We are often encouraged or alarmed when we travel to see different results in different communities. However, we always find intelligent, passionate audience in many different corners of the world.

We find if chamber music is presented in the best way – with intimacy and passion — the audience is always inspired. Because of that, we found through our role in the Emerson Quartet and the Chamber Music Society of Lincoln Center, chamber music continues to be a big part of many people’s lives.

How and why did the three of you start a piano trio?

WU HAN: We all love the same repertoire and have enjoyed making music together for quite a long time. It all started with the two Schubert trios (Note: Those trios are available in an exceptional recording, below bottom,  from Artist Led and you can hear some of them at the bottom.) David and I knew Phil Setzer (below top) would be the perfect partner to record with because we all feel very deeply and similarly about that music.

It was such a success that we continued with the Mendelssohn trios now.
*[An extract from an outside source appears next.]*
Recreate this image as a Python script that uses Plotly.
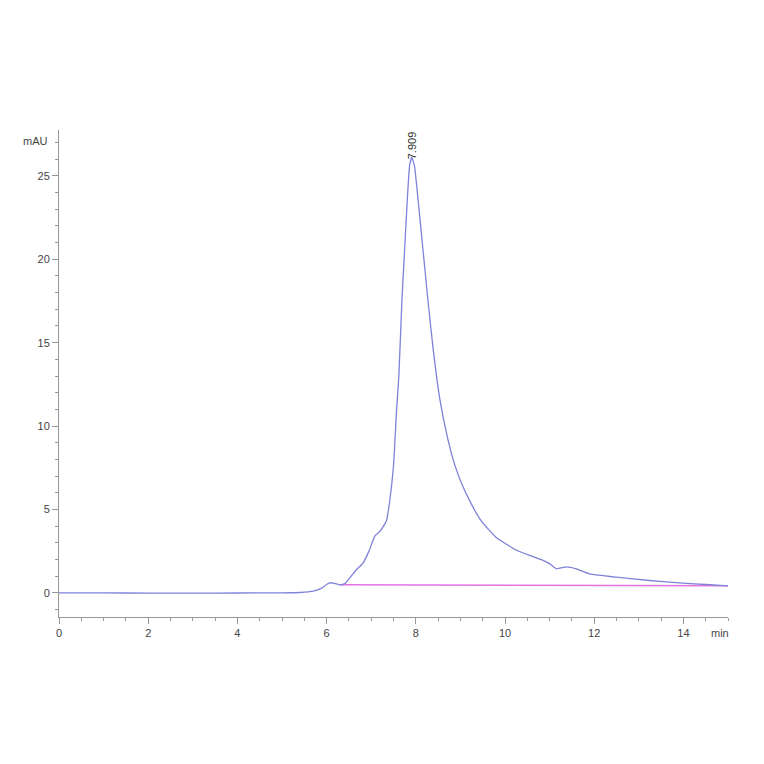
import plotly.graph_objects as go

# chromatogram (min, mAU)
time_min = [0, 1, 2, 3, 4, 5, 5.4, 5.7, 5.9, 6.0, 6.07, 6.15, 6.29, 6.41, 6.55,
            6.67, 6.82, 6.95, 7.08, 7.2, 7.34, 7.41, 7.5, 7.57, 7.62, 7.69,
            7.75, 7.81, 7.86, 7.91, 7.97, 8.05, 8.16, 8.27, 8.39, 8.54, 8.72,
            8.87, 9.02, 9.25, 9.47, 9.81, 10.26, 10.6, 10.85, 11.0, 11.15,
            11.38, 11.6, 11.9, 12.5, 13.24, 13.99, 14.5, 15.0]
signal_mau = [0, 0, -0.02, -0.02, -0.01, 0, 0.02, 0.1, 0.3, 0.5, 0.6, 0.58, 0.48,
              0.55, 1.0, 1.38, 1.8, 2.5, 3.4, 3.7, 4.3, 5.4, 7.6, 11, 13, 17.6,
              20.6, 23.6, 25.6, 26.1, 25.6, 23.6, 20.6, 17.6, 14.6, 11.6, 9.2,
              7.7, 6.6, 5.3, 4.3, 3.3, 2.55, 2.2, 1.95, 1.75, 1.44, 1.56, 1.44,
              1.14, 0.94, 0.74, 0.58, 0.5, 0.42]

# integration baseline
base_time = [6.29, 15.0]
base_mau = [0.48, 0.43]

peak_time = 7.909
peak_label = "7.909"

x_ticks = [0, 2, 4, 6, 8, 10, 12, 14]
y_ticks = [0, 5, 10, 15, 20, 25]

fig = go.Figure()
fig.add_trace(go.Scatter(x=base_time, y=base_mau, mode="lines",
                         line=dict(color="#e673e6", width=1.5)))
fig.add_trace(go.Scatter(x=time_min, y=signal_mau, mode="lines",
                         line=dict(color="#7f82d8", width=1.3, shape="spline", smoothing=0.4)))

axis_font = dict(family="Liberation Sans, Arial", size=11, color="#444")

fig.update_layout(
    width=764, height=764,
    margin=dict(l=51, r=44, t=122, b=155),
    paper_bgcolor="white", plot_bgcolor="white",
    showlegend=False,
    xaxis=dict(range=[0, 15], tickvals=x_ticks, showgrid=False, zeroline=False,
               showline=True, linecolor="#999", linewidth=1,
               ticks="outside", ticklen=6, tickcolor="#999", tickfont=axis_font,
               minor=dict(dtick=0.5, ticks="outside", ticklen=3, tickcolor="#999")),
    yaxis=dict(range=[-1.45, 27.75], tickvals=y_ticks, showgrid=False, zeroline=False,
               showline=True, linecolor="#999", linewidth=1,
               ticks="outside", ticklen=6, tickcolor="#999", tickfont=axis_font,
               minor=dict(dtick=1, ticks="outside", ticklen=3, tickcolor="#999")),
    annotations=[
        dict(x=peak_time, y=26.1, text=peak_label, textangle=-90, showarrow=False,
             xanchor="center", yanchor="bottom", yshift=-4,
             font=dict(family="Liberation Sans, Arial", size=11, color="#333")),
        dict(xref="paper", yref="paper", x=-0.014, y=0.977, text="mAU",
             showarrow=False, xanchor="right", yanchor="middle", font=axis_font),
        dict(xref="paper", yref="paper", x=0.988, y=-0.033, text="min",
             showarrow=False, xanchor="center", yanchor="middle", font=axis_font),
    ],
)

fig.write_html("out.html")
We don’t know if this trio will continue, but we are letting the repertoire guide us.

Why did you choose an all-Mendelssohn program? Could you give a short introduction to each piece you will play and what you think its importance is or what the audience should listen for?

DAVID FINCKEL: Mendelssohn (below) was not only one of the most skilled and devoted musicians of all time, but his music appeals to a broad spectrum of the public — from those who are musical experts to new listeners.  His ingenious voice well deserves an entire evening’s attention.

The Trio in D Minor, Mendelssohn’s first, shows him in a stormy mood for its outer movements, and offers both a song without words and “A Midsummer Night’s Dream” experience in its middle movements. There’s something for everyone in this trio.

The second Trio in C Minor is a more advanced work in terms of its structure, with a final movement that contains extraordinary innovations. Listen for the quiet introducing of a hymn within a folk-inspired movement, and follow its progress towards the conclusion where both ideas are reconciled. It is one of the most magical creations in all of chamber music.

The Sonata for Cello and Piano in D Major is one of Mendelssohn’s most exuberant works. Giving the lion’s share of notes to the piano, the composer nevertheless affords the cello all the main themes and uses the instrument’s signature lyrical strengths to the fullest. It’s an absolute joy to play from start to finish.

Does the piano trio as a musical form or genre lack prestige or popularity compared to the string quartet, and if so why do you think that is?

WU HAN: The piano trio, in our experience, lacks neither prestige nor popularity among classical musicians and certainly among audiences. Not as much literature exists for the piano trio as for the string quartet, though, and as a result not as many professional trios exist as do string quartets.

The challenges of playing trios well are enormous. Ever since the days when Cortot, Thibaud and Casals (below, in that order in 1926)  played trios, the public has expected world-class level of every trio’s members. The standards set by the world’s greatest trios are hard to live up to, but we try.

With the retirement of the incomparable Beaux Arts Trio (below) recently, we have found that chamber music audiences are hungry for trios. We come to Madison to feed them!

What are your plans for the trio in terms of concerts, projects and recordings?

WU HAN: Our trio is not a formally formed ensemble. We don’t even have a name! We have approached our projects simply as musically compatible friends who are eager to perform this repertoire, having always wanted to. We approach our trio’s career, if you can call it that, on a project-by-project basis. After Mendelssohn, there is another in the oven, but we can’t talk about that yet. Stay tuned.

Will you bring new string instruments as well as old ones to the concert?

DAVID FINCKEL: Philip Setzer and I will be playing the violin and cello made for us by Samuel Zygmuntowicz (below, in his workshop photographed by Melissa Hamburg), although I might bring my Guadagnini.

All three of you have performed in Madison at the Wisconsin Union Theater, two of you quite often in the Emerson Quartet and the other as a solo recitalist. Do you have an impression of Madison and its audience?

WU HAN: We consider the Wisconsin Union Theater in Madison one of the most important and distinguished venues in the United States. A visit backstage will reveal, via historic posters, extraordinary seasons of concerts going way back to the Golden Age of instrumental playing in the first half of the 20th century. One is conscious of the tradition of greatness, and, combined with the vibrant, youthful audience, we know it is a place where we have to play our best.